Shoreline, the literary arts magazine of Rhode Island College, is seeking poetry, short fiction, and creative nonfiction for the next issue. Please email submissions to ric.shoreline@gmail.com by September 30th. If you have any questions, please email faculty advisor Cathleen Calbert: ccalbert@ric.edu
Two new faculty members have joined the department this month. Becky Caouette, our new Director of Writing, comes to us from the University of Connecticut, where she earned her Ph.D. in composition and rhetoric. Her dissertation focuses on the readers used in composition courses. Dr. Caouette’s office is CL257. Also coming to us from UConn is Anita Duneer, who recently taught at Holy Cross, and brings expertise in American literature and literary theory, among other areas. Dr. Duneer, who is with us on a one-year appointment, is in CL352. Interesting tidbit about Dr. Duneer: she was here for one year from the University of Alaska as an undergraduate under the National Student Exchange program. Two faculty members-Stephen Brown and Zubeda Jalalzai---are on sabbatical leave this term, but will be back in the spring. Dr. Marjorie Roemer retired in June after 16 years at RIC. We all miss her. Karen Boren’s essay "The Quest," which first appeared in the Lonely Planet anthology Rites of Passage: Backpacking 'Round Europe has been selected for The Best of Lonely Planet's Travel Writing, forthcoming Fall 2009.

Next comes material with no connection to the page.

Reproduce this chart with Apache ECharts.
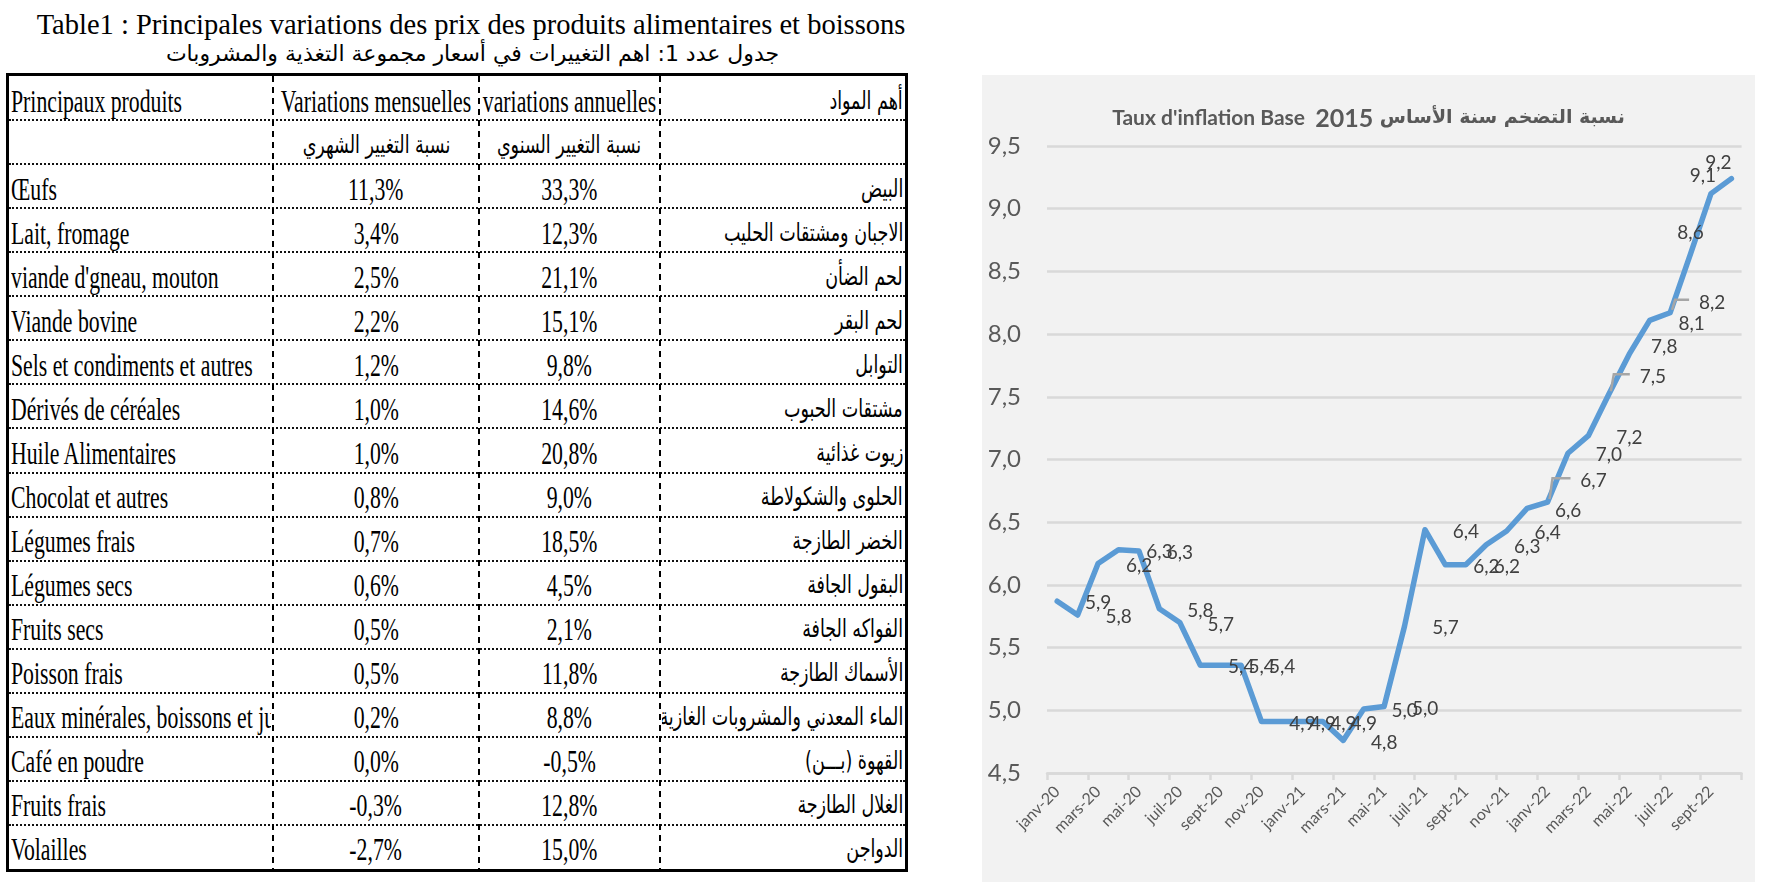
<!DOCTYPE html>
<html><head><meta charset="utf-8">
<script src="https://cdn.jsdelivr.net/npm/echarts@6/dist/echarts.min.js"></script>
<style>
html,body{margin:0;padding:0;background:#fff;width:1768px;height:889px;overflow:hidden;}
#t1{position:absolute;left:0;top:7px;width:942px;text-align:center;font:28.5px 'Liberation Serif';color:#000;line-height:36px;white-space:nowrap}
#t2{position:absolute;left:0;top:38px;width:945px;text-align:center;font:22px 'DejaVu Sans';direction:rtl;line-height:32px;white-space:nowrap}
#tbl{position:absolute;left:6px;top:73px;width:902px;height:799px;border:3px solid #000;box-sizing:border-box;}
.sep{position:absolute;left:0;width:896px;height:0;border-top:2px dotted #111;}
.vsep{position:absolute;top:0;width:2px;height:793px;background:repeating-linear-gradient(to bottom,#000 0 6px,transparent 6px 11px);}
.cell{position:absolute;overflow:hidden;white-space:nowrap;color:#000;display:flex;align-items:center;box-sizing:border-box;padding-top:5px;}
.lat{display:inline-block;flex:none;font:32px 'Liberation Serif';line-height:36px;transform:scaleX(0.68);}
.ar{display:inline-block;flex:none;font:25px 'DejaVu Sans';line-height:36px;direction:rtl;transform:scaleX(0.7);}
#chart{position:absolute;left:982px;top:75px;width:773px;height:807px;}
</style></head>
<body>
<div id="t1">Table1 : Principales variations des prix des produits alimentaires et boissons</div>
<div id="t2">جدول عدد 1: اهم التغييرات في أسعار مجموعة التغذية والمشروبات</div>
<div id="tbl"></div>
<div id="chart"></div>
<script>
// ---------- Table data ----------
const products = ["Œufs","Lait, fromage","viande d'gneau, mouton","Viande bovine","Sels et condiments et autres","Dérivés de céréales","Huile Alimentaires","Chocolat et autres","Légumes frais","Légumes secs","Fruits secs","Poisson frais","Eaux minérales, boissons et jus","Café en poudre","Fruits frais","Volailles"];
const monthlyChange = [11.3,3.4,2.5,2.2,1.2,1.0,1.0,0.8,0.7,0.6,0.5,0.5,0.2,0.0,-0.3,-2.7];
const annualChange = [33.3,12.3,21.1,15.1,9.8,14.6,20.8,9.0,18.5,4.5,2.1,11.8,8.8,-0.5,12.8,15.0];
const productsAr = ["البيض","الاجبان ومشتقات الحليب","لحم الضأن","لحم البقر","التوابل","مشتقات الحبوب","زيوت غذائية","الحلوى والشكولاطة","الخضر الطازجة","البقول الجافة","الفواكه الجافة","الأسماك الطازجة","الماء المعدني والمشروبات الغازية","القهوة (بـــن)","الغلال الطازجة","الدواجن"];
const headerFr = ["Principaux produits","Variations mensuelles","variations annuelles"];
const headerAr = ["أهم المواد","نسبة التغيير الشهري","نسبة التغيير السنوي"];

// ---------- Chart data ----------
const months = ["janv-20","févr-20","mars-20","avr-20","mai-20","juin-20","juil-20","août-20","sept-20","oct-20","nov-20","déc-20",
"janv-21","févr-21","mars-21","avr-21","mai-21","juin-21","juil-21","août-21","sept-21","oct-21","nov-21","déc-21",
"janv-22","févr-22","mars-22","avr-22","mai-22","juin-22","juil-22","août-22","sept-22","oct-22"];
const inflation = [5.87,5.76,6.17,6.28,6.27,5.81,5.70,5.36,5.36,5.36,4.91,4.91,
4.91,4.91,4.76,5.01,5.03,5.67,6.44,6.16,6.16,6.32,6.43,6.61,
6.66,7.05,7.19,7.52,7.84,8.11,8.17,8.64,9.12,9.24];

const fmt = v => v.toFixed(1).replace('.', ',');

// ---------- Build table ----------
const tbl = document.getElementById('tbl');
const rowH = 793/18;
const cols = [[0,264],[264,470],[470,651],[651,896]];
function cell(r, c, html, align){
  const d = document.createElement('div');
  d.className = 'cell';
  d.style.top = (r*rowH) + 'px';
  d.style.left = (cols[c][0]+2) + 'px';
  d.style.width = (cols[c][1]-cols[c][0]-4) + 'px';
  d.style.height = rowH + 'px';
  d.style.justifyContent = align==='left' ? 'flex-start' : (align==='right' ? 'flex-end' : 'center');
  d.innerHTML = html;
  const sp = d.firstChild;
  sp.style.transformOrigin = align==='left' ? 'left center' : (align==='right' ? 'right center' : 'center center');
  tbl.appendChild(d);
}
const lat = t => '<span class="lat">'+t+'</span>';
const ar = t => '<span class="ar">'+t+'</span>';
cell(0,0,lat(headerFr[0]),'left');
cell(0,1,lat(headerFr[1]),'center');
cell(0,2,lat(headerFr[2]),'center');
cell(0,3,ar(headerAr[0]),'right');
cell(1,1,ar(headerAr[1]),'center');
cell(1,2,ar(headerAr[2]),'center');
products.forEach((p,i)=>{
  const r = i+2;
  cell(r,0,lat(p),'left');
  cell(r,1,lat(fmt(monthlyChange[i])+'%'),'center');
  cell(r,2,lat(fmt(annualChange[i])+'%'),'center');
  cell(r,3,ar(productsAr[i]),'right');
});
for (let r=1;r<18;r++){
  const s=document.createElement('div'); s.className='sep'; s.style.top=(r*rowH-1)+'px'; tbl.appendChild(s);
}
[263,469,650].forEach(x=>{const v=document.createElement('div'); v.className='vsep'; v.style.left=x+'px'; tbl.appendChild(v);});

// ---------- Chart ----------
const defaultShift = [41, 2];
const labelShift = {24:[46,-21], 27:[44,-17], 28:[35,-7], 29:[42,4], 30:[42,-10], 31:[0,-21], 32:[-8,-18], 33:[-13,-16]};
const leaders = [24, 27, 30];

const chart = echarts.init(document.getElementById('chart'), null, {renderer:'canvas'});
const option = {
  animation:false,
  backgroundColor:'#F2F2F2',
  title:{
    text:"{a|Taux d'inflation Base  }{b|2015}{c| نسبة التضخم سنة الأساس}",
    left:'center', top:26,
    textStyle:{rich:{
      a:{fontFamily:'Lato',fontWeight:'bold',fontSize:21,color:'#595959'},
      b:{fontFamily:'Lato',fontWeight:'bold',fontSize:25,color:'#595959'},
      c:{fontFamily:'DejaVu Sans',fontWeight:'bold',fontSize:19,color:'#595959'}
    }}
  },
  grid:{left:65, top:71, right:13.4, bottom:109, containLabel:false},
  xAxis:{
    type:'category', data:months, boundaryGap:true,
    axisLine:{lineStyle:{color:'#D9D9D9',width:2.5}},
    axisTick:{show:true, interval:1, length:7, lineStyle:{color:'#D9D9D9',width:2.5}},
    axisLabel:{interval:1, rotate:45, margin:16, fontFamily:'Lato', fontSize:16, color:'#595959'},
    splitLine:{show:false}
  },
  yAxis:{
    type:'value', min:4.5, max:9.5, interval:0.5,
    axisLine:{show:false}, axisTick:{show:false},
    axisLabel:{formatter:v=>fmt(v), fontFamily:'Lato', fontSize:24, color:'#595959', margin:26},
    splitLine:{lineStyle:{color:'#D9D9D9',width:2.5}}
  },
  series:[{
    type:'line',
    data: inflation.map((v,i)=>({value:v, label:{offset: labelShift[i] || defaultShift}})),
    symbol:'circle', symbolSize:2, showSymbol:true, showAllSymbol:true,
    itemStyle:{color:'rgba(0,0,0,0)'},
    lineStyle:{color:'#5B9BD5', width:5.5, join:'round', cap:'round'},
    label:{show:true, position:'inside', formatter:p=>fmt(p.value), fontFamily:'Lato', fontSize:19, color:'#404040'},
    emphasis:{disabled:true},
    z:3
  }]
};
chart.setOption(option);

const leaderGraphics = leaders.map(i=>{
  const [x,y] = chart.convertToPixel({seriesIndex:0},[i, inflation[i]]);
  const s = labelShift[i];
  const ly = y + s[1] - 3;
  return {type:'polyline', shape:{points:[[x+2,y-3],[x+5,ly],[x+s[0]-23,ly]]},
          style:{stroke:'#A6A6A6', lineWidth:2.5, fill:null}, z:10};
});
chart.setOption({graphic:leaderGraphics});
</script>
</body></html>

In a collaborative effort beginning September 12, the Adams Library and the RIC Writing Center will offer tutoring appointments in the Library's Reinhardt Room on Saturdays and Sundays from 1:00-4:00 p.m. Writing Center tutors will provide traditional services but, when needed, can tap into the on-site resources of the Library and its staff—all during convenient weekend hours for students. Further, the tutors will attend two orientation sessions conducted by Librarian Carla Weiss to help ensure that they are informed about the latest Library offerings.
The Writing Center has planned three available hours on Saturday and three on Sunday during the initial trial program. Appointments should be made directly through the Writing Center at 456-8141; walk-in service may be available if the tutors are not previously booked. Please inquire at the Writing Center or the Adams Library for further information.

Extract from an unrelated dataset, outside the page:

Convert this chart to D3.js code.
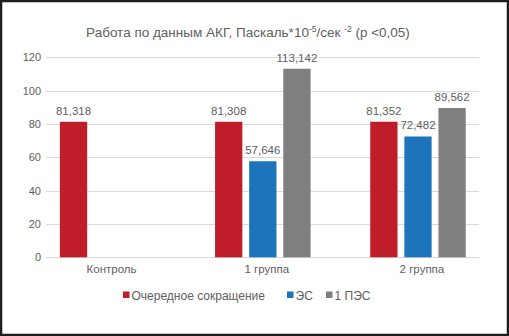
<!DOCTYPE html>
<html>
<head>
<meta charset="utf-8">
<script src="https://d3js.org/d3.v7.min.js"></script>
<style>
  body { margin: 0; background: #fff; }
  text { font-family: "Liberation Sans", Arial, sans-serif; fill: #606060; }
</style>
</head>
<body>
<svg id="chart" width="509" height="336"></svg>
<script>
// categories and series
var categories = ["Контроль", "1 группа", "2 группа"];
var seriesNames = ["Очередное сокращение", "ЭС", "1 ПЭС"];
var seriesColors = ["#c01d2b", "#1c74bb", "#7f7f7f"];

// values per series (null = no bar)
var ocherednoe = [81.318, 81.308, 81.352];
var es = [null, 57.646, 72.482];
var pes = [null, 113.142, 89.562];

var yTicks = [0, 20, 40, 60, 80, 100, 120];

var svg = d3.select("#chart");

// outer frame
svg.append("rect")
  .attr("x", 1).attr("y", 1)
  .attr("width", 507).attr("height", 334)
  .attr("fill", "#fff")
  .attr("stroke", "#1e1e1e")
  .attr("stroke-width", 2.5);

// title with superscripts
var title = svg.append("text")
  .attr("x", 248).attr("y", 37)
  .attr("text-anchor", "middle")
  .style("font-size", "13.5px");
title.append("tspan").text("Работа по данным АКГ, Паскаль*10");
title.append("tspan").attr("dy", -5).style("font-size", "8.5px").text("-5");
title.append("tspan").attr("dy", 5).text("/сек ");
title.append("tspan").attr("dy", -5).style("font-size", "8.5px").text("-2");
title.append("tspan").attr("dy", 5).text(" (р <0,05)");

// scales
var y = d3.scaleLinear().domain([0, 120]).range([257.3, 57.3]);
var x0 = d3.scaleBand().domain(categories).range([30, 495.5]);
var x1 = d3.scaleBand().domain(seriesNames)
  .range([29.9, 125.4]).paddingInner(0.2);

// grid lines + y labels
var yAxis = d3.axisLeft(y).tickValues(yTicks).tickSize(0).tickPadding(5)
  .tickFormat(d3.format("d"));
var gy = svg.append("g").attr("transform", "translate(46,0)").call(yAxis);
gy.select(".domain").remove();
gy.selectAll("text").style("font-size", "11px").attr("fill", "#606060");

svg.append("g").selectAll("line")
  .data(yTicks)
  .enter().append("line")
  .attr("x1", 46).attr("x2", 479)
  .attr("y1", function(d) { return Math.round(y(d)) + 0.5; })
  .attr("y2", function(d) { return Math.round(y(d)) + 0.5; })
  .attr("stroke", "#d9d9d9")
  .attr("stroke-width", 1);

// bar data
var rows = categories.map(function(c, i) {
  return [
    { cat: c, s: seriesNames[0], v: ocherednoe[i], col: seriesColors[0] },
    { cat: c, s: seriesNames[1], v: es[i], col: seriesColors[1] },
    { cat: c, s: seriesNames[2], v: pes[i], col: seriesColors[2] }
  ].filter(function(d) { return d.v !== null; });
});
var bars = [].concat.apply([], rows);

var fmt = function(v) { return d3.format(".3f")(v).replace(".", ","); };

svg.append("g").selectAll("rect")
  .data(bars)
  .enter().append("rect")
  .attr("x", function(d) { return x0(d.cat) + x1(d.s); })
  .attr("y", function(d) { return y(d.v); })
  .attr("width", x1.bandwidth())
  .attr("height", function(d) { return y(0) - y(d.v); })
  .attr("fill", function(d) { return d.col; });

// value labels
svg.append("g").selectAll("text")
  .data(bars)
  .enter().append("text")
  .attr("x", function(d) { return x0(d.cat) + x1(d.s) + x1.bandwidth() / 2; })
  .attr("y", function(d) { return y(d.v) - 7; })
  .attr("text-anchor", "middle")
  .style("font-size", "11.5px")
  .text(function(d) { return fmt(d.v); });

// category labels
var xAxis = d3.axisBottom(x0).tickSize(0).tickPadding(8);
var gx = svg.append("g").attr("transform", "translate(4," + y(0) + ")").call(xAxis);
gx.select(".domain").remove();
gx.selectAll("text").style("font-size", "11.5px").attr("fill", "#606060");

// legend
var legendX = [123, 287, 326];
var legend = svg.append("g").selectAll("g")
  .data(seriesNames)
  .enter().append("g")
  .attr("transform", function(d, i) { return "translate(" + legendX[i] + ",295)"; });
legend.append("rect")
  .attr("x", 0).attr("y", -3.5)
  .attr("width", 6.5).attr("height", 6.5)
  .attr("fill", function(d, i) { return seriesColors[i]; });
legend.append("text")
  .attr("x", 8.5).attr("y", 4.5)
  .style("font-size", "12px")
  .text(function(d) { return d; });
</script>
</body>
</html>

RIC alum and former Writing Center peer tutor, Matthew Lawrence, is the founder of the local non profit Not About the Buildings, whose current newsletter has this interesting info:
"We're now accepting entries for the second annual Not About The Buildings Writing Prize. Unlike last year, though, the 2009 prize will be awarded to the best submitted work of creative non-fiction. Like last year, the winning piece will be published as a limited-edition handmade chapbook, but additionally this year the winner will receive a membership to the Providence Athenaeum [$150 value], and a reception/release for the book will be held at the Athenaeum in mid-November. The prize will be judged this year by longtime Not About The Buildings friend Anne Elizabeth Moore. Moore is a Chicago-based writer, founder of Punk Planet Magazine, founder of the Best American Comics series and author of Unmarketable: Brandalism, Copyfighting, Mocketing and the Erosion of Integrity. Check out the website for more info and details about where and how to send your entries. Entries must be received--not postmarked--by October 15.
http://www.notaboutthebuildings.com/writingprize.html"
Check your own RIConnect page for your advisor’s name and contact info. Advising meetings for spring begin October 5. Spring 2010 registration begins 10/26.